• Set task:
Extract every line that contains the string "React".

============================================================

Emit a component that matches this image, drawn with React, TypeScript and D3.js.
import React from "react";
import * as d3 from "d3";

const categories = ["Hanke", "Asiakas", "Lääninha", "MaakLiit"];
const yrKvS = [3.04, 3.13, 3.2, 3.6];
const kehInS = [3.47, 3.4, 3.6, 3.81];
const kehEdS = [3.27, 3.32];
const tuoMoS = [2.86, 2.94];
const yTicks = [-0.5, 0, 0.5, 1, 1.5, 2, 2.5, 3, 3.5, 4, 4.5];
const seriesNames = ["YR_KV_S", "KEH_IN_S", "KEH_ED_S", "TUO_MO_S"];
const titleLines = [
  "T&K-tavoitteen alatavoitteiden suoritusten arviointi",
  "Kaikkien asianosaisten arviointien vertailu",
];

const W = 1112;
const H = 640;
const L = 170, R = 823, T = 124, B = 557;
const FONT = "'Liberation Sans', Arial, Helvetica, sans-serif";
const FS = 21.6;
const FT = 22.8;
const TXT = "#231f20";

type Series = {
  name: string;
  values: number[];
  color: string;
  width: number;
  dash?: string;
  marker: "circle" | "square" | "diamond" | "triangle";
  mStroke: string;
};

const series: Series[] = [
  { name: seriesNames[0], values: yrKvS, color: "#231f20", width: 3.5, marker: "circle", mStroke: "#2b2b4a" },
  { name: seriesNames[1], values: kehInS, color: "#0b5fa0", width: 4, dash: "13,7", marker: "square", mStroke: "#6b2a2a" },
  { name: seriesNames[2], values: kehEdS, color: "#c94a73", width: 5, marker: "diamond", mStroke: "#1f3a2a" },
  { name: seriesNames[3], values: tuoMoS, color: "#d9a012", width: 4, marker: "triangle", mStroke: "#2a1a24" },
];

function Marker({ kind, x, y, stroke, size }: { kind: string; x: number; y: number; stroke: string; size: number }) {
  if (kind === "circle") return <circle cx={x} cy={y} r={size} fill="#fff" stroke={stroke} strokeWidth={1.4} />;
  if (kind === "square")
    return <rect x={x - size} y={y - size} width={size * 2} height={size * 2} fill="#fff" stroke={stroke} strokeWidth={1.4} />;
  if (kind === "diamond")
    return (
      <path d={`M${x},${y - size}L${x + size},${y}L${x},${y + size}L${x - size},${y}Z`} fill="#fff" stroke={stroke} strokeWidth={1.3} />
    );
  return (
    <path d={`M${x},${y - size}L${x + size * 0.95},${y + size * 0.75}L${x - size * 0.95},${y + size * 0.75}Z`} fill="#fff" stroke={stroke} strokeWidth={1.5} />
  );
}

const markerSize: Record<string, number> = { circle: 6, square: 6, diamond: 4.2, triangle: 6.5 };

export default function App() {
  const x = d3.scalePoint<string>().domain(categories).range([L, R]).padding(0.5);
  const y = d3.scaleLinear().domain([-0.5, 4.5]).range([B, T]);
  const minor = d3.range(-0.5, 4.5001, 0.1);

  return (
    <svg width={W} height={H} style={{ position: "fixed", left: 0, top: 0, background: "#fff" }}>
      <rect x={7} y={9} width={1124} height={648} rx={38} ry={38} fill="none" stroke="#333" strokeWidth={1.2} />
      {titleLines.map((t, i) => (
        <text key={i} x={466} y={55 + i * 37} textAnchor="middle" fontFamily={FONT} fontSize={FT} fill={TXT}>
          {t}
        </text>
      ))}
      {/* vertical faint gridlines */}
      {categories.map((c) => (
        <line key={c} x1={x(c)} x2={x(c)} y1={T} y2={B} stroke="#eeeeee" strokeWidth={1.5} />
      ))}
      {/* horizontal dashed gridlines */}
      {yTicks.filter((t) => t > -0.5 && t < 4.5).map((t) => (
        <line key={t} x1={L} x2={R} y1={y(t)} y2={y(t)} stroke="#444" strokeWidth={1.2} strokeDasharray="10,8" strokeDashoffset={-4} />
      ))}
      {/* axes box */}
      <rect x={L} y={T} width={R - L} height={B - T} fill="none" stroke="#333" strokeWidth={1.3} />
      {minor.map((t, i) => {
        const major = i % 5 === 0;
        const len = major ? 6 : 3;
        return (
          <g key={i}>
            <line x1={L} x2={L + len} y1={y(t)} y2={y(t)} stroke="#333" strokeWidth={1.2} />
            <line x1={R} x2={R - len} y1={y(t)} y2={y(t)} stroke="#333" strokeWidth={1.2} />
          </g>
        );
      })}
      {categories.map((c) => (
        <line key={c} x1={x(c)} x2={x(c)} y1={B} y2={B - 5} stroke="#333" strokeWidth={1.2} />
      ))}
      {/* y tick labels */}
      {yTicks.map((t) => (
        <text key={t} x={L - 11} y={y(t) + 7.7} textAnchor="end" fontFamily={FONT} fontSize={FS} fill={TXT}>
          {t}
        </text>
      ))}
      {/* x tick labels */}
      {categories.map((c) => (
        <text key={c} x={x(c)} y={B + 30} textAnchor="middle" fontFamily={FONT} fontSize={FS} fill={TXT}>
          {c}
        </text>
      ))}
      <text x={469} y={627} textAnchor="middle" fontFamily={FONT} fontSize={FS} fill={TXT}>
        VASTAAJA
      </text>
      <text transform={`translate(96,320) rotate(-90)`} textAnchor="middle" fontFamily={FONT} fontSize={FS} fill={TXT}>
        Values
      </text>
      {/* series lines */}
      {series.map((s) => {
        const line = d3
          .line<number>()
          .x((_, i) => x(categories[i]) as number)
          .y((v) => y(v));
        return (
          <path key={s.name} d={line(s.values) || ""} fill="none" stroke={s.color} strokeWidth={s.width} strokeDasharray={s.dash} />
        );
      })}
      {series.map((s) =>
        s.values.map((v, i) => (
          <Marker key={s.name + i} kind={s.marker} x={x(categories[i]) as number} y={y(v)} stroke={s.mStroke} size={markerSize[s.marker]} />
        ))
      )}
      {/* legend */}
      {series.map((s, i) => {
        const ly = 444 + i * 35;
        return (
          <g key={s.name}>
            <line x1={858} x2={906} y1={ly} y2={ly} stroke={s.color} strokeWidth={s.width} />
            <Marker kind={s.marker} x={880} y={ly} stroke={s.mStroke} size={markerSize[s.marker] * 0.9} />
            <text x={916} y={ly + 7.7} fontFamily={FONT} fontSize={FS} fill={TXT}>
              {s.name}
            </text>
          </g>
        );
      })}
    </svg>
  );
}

============================================================

• Finished exercise:
Emit a component that matches this image, drawn with React, TypeScript and D3.js.
import React from "react";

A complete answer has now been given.